Calorimetric neutrino mass experiments measure all the energy released in a beta decay except for the energy carried away by the neutrino, therefore removing the most severe systematic uncertainties which have plagued the traditional and, so far, more sensitive spectrometers. Calorimetric measurements are best realized exploiting the thermal detection technique. This approach uses thermal microcalorimeters whose absorbers contain a low end-point energy Q beta decaying isotope. To date the two best options are 187Re and 163Ho. While the first beta decays, the latter decays via electron capture, but both have a Q value around 2.5 keV.
 
MARE
The potential of using 187Re for a calorimetric neutrino mass experiment was already demonstrated by the MIBETA and MANU experiments.The MARE project started in 2005 supported by a large international collaboration and it was organized in two phases. The final objective of a sub-eV statistical sensitivity on the electron neutrino mass was the goal of the second phase. To accomplish this, the program was to gradually deploy several large arrays — about 104 elements each — of detectors, with energy and time resolutions of the order of 1 eV and 1 μs, respectively. Each pixel was planned to have a source activity of about few counts per second in order to collect a total statistics of about 1014 beta decays in up to ten years of measurement time. MARE could have also an interesting sensitivity to the emission of heavy sterile neutrinos with masses below 2 keV.

Statistical sensitivity of MARE final experiment. Curves are calculated for the deployment of 10000 pixels per year for the first 5 years (left). Statistical sensitivity to the emission of heavy neutrinos with mass mH . From lower to upper curve: Monte Carlo simulation with 1014 events, 10−6 pile-up probability and ∆E=1.5eV; Monte Carlo simulation with 8×109 events , 10−5 pile-up probability and ∆E=15eV; MIBETA experiment (unpublished); MANU experiment (right).
 
MARE-1
Phase 1 (aka MARE-1) had the task to ascertain the most suitable technical approach for the final experimental phase, also with the help of smaller scale experiments.

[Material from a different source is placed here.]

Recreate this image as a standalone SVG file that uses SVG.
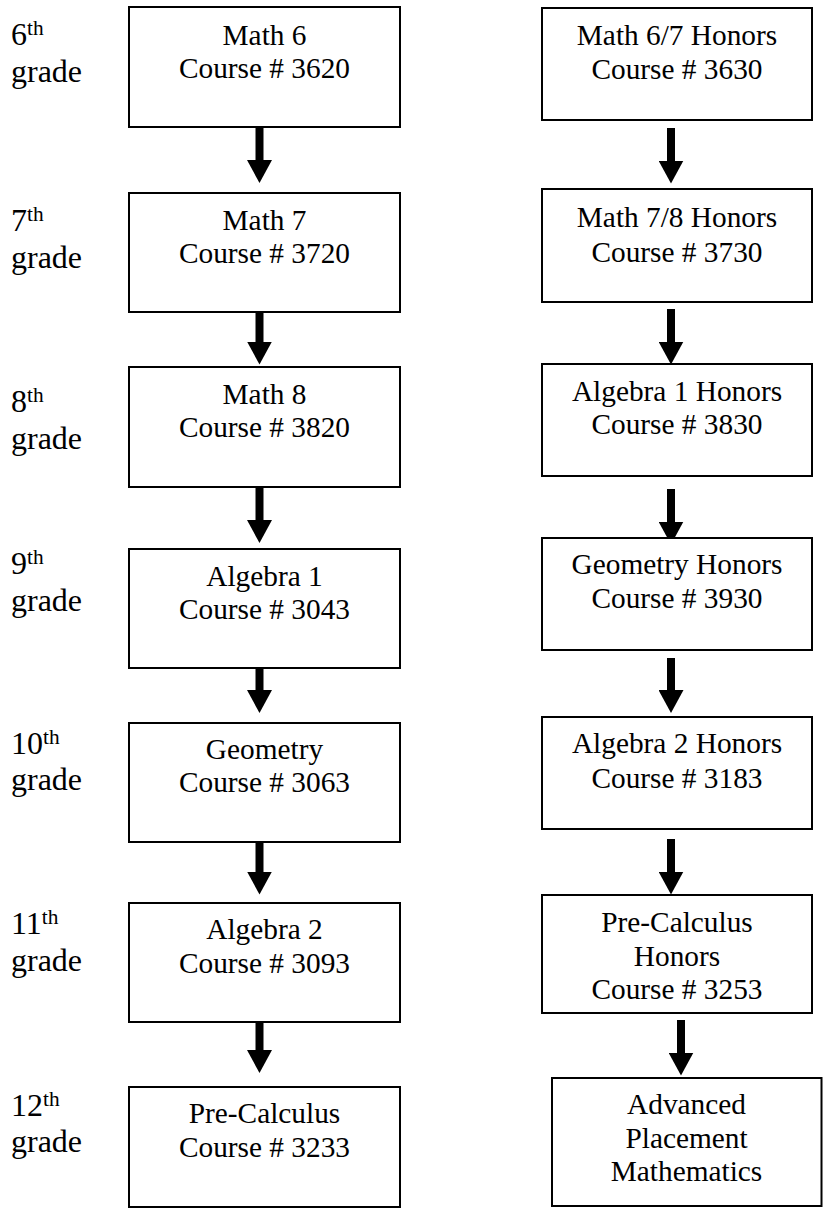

An R&D program was started with the aim of improving the understanding of the superconducting rhenium absorbers and of their optimal coupling to sensors and developing the appropriate array technology and multiplexed read-out scheme. At the same time, two intermediate size experiments carried out with the available technologies aimed to reach a neutrino mass sensitivity of the order of 1 eV and to improve the understanding of all the systematics peculiar of the calorimetric approach with 187Re. Furthermore, MARE-1 started to explore the alternative use of 163Ho for a calorimetric measurement of the neutrino mass.
 
MARE-1 activities:
  • Genova and Heidelberg groups: physics of metallic rhenium as absorber for the MARE detectors
  • Genova group and Physikalisch-Technische Bundesanstalt (PTB, Berlin, Germany): Transition Edge Sensors (TES) with Frequency Division Multiplexing
  • Heidelberg group: Metallic Magnetic Calorimeters (MMC) with Microwave Squid Multiplexing
  • Milano Group: Microwave Kinetic Inductance Detectors (MKID) with Microwave Multiplexing
  • Genova, Miami and Lisbon groups: prototype experiment consisting of an array of 300 TES detectors
  • Milano, NASA/GSFC and Wisconsin groups: array of silicon implanted thermistors coupled to AgReO4 absorbers. 
 
31 AgReO4 crystal glued on the first XRS2 array of MARE-1 (left). The 16 usable pixel give ∆E≈47eV
at 2.6keV, τR≈1ms. Spectrum measured with the best pixel (right).
 
The MARE R&D concluded that fabricating rhenium microcalorimeters matching the specifications set by the aimed sub-eV sensitivity is impossible: metallic rhenium absorbers behave inconsistently, showing a large deficit in the energy thermalization accompanied by long time constants. Also the MARE-1 found poor and irreproducible performance with AgReO4 microcalorimeters. For all those difficulties with 187Re containing absorbers, the MARE project was abandoned in 2013, while the interest of the community shifted towards 163Ho experiments.